Sarkozy caresse les Algériens dans le sens des visas

Sarkozy caresse les Algériens dans le sens des visas

Le ministre de l’Intérieur a rencontré le président Bouteflika, qui a démenti les rumeurs sur sa maladie.

Par José Garçon, Libération, 15 novembre 2006

La visite marathon de Nicolas Sarkozy, qui s’est achevée hier à Alger, aura été marquée par une vraie bonne nouvelle : la possibilité pour les Algériens d’obtenir plus rapidement des visas ­ quinze jours au lieu de plusieurs semaines, voire des mois ­ grâce à la suppression de la consultation européenne préalable à la délivrance dudit visa.
Image ternie. Le ministre de l’Intérieur et candidat en campagne comptait sur cela pour se peaufiner une stature d’homme d’Etat dans un pays où faire oublier son image ternie par la crise des banlieues peut avoir un impact sur une communauté émigrée au poids électoral non négligeable. Confirmant l’ouverture, en 2007, d’un nouveau consulat général à Oran, il a aussi pris l’engagement que les consulats français recevraient instruction pour «traiter immédiatement, le jour même» , les demandes urgentes de visas.

Le reste aura été un exercice compliqué ­ éviter de trop s’étendre sur les sujets qui fâchent, comme la repentance de la France pour son passé colonial ou un traité d’amitié moribond ­ mais bien huilé. Nicolas Sarkozy a ainsi alterné les gestes en direction des Algériens, en déposant une gerbe au monument des Martyrs de la guerre d’indépendance, et en direction des anciens de l’Algérie coloniale, en se recueillant au cimetière chrétien de Saint-Eugène. Pas un mot de trop cependant sur la «repentance» exigée avec insistance par Alger pour signer le fameux traité d’amitié. Et peu importe, au fond, puisque le ministre français et son homologue algérien, Yazid Zehrouni, ont indiqué d’une seule voix qu’il n’était «plus d’actualité» .

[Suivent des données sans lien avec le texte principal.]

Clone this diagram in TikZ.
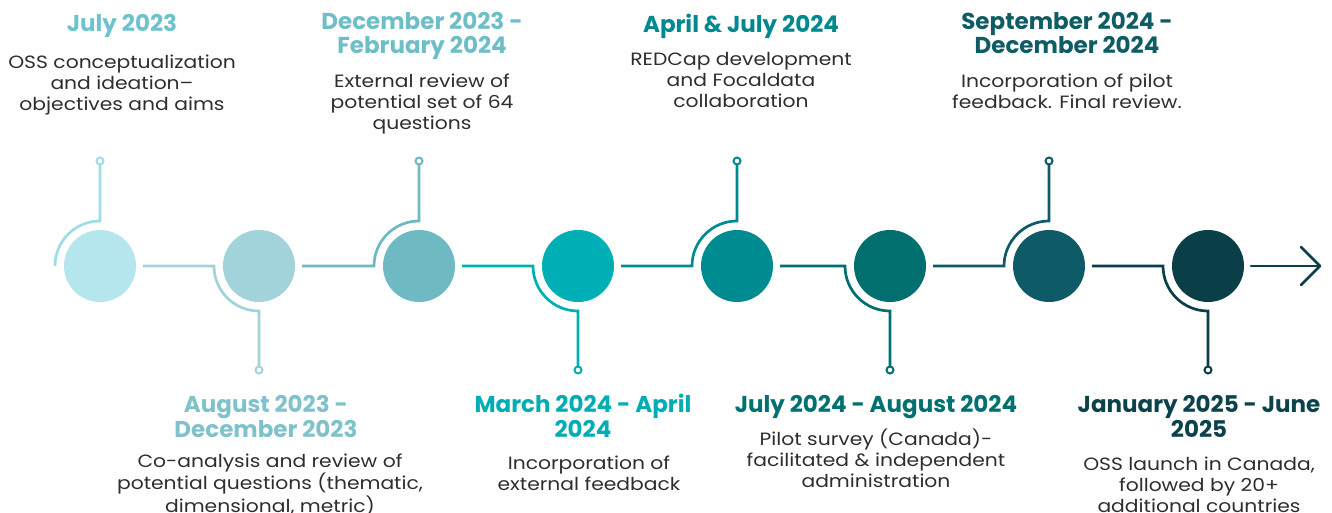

Hommage. Faute d’aller plus loin sur cet épineux sujet, le candidat déclaré à la présidentielle s’est rendu au monastère de Tibéhirine pour «rendre hommage» aux sept moines français enlevés et égorgés en 1996 dans des circonstances qui n’ont toujours pas été élucidées. Se déclarant «ému» , «bouleversé» , mais ne soufflant mot de l’instruction en cours à Paris à l’égard de laquelle la France fait la sourde oreille, Nicolas Sarkozy a ainsi cautionné de fait la thèse officielle d’Alger qui attribue ces assassinats aux groupes islamistes armés, en dépit des interrogations sur le rôle de ses services de sécurité.

Plaçant sa visite sous le sceau de «l’amitié» et de «l’apaisement», Nicolas Sarkozy aura enfin fourni l’occasion au président algérien de démentir les informations sur l’aggravation de son état de santé. «C’est vrai que j’étais très malade, mais aujourd’hui je vais beaucoup mieux, j’en suis sorti de manière absolument fabuleuse» , a-t-il dit à l’issue de trois heures d’entretien en lançant, agacé, aux journalistes : «Arrêtez de poser des questions sur ma santé.» C’est là une vraie première, Abdelaziz Bouteflika n’ayant jusqu’ici jamais évoqué publiquement sa maladie.

«Nauséabonds». La presse algérienne, elle, se partageait entre louanges et critiques acerbes envers Nicolas Sarkozy. Si l’officiel El Moudjahid se félicite pour les visas, l’influent El Watan estime que le ministre français «a reçu des autorités l’accueil chaleureux qu’il ne méritait pas […] ayant été brouté sur les pâturages nauséabonds de l’extrême droite lepéniste».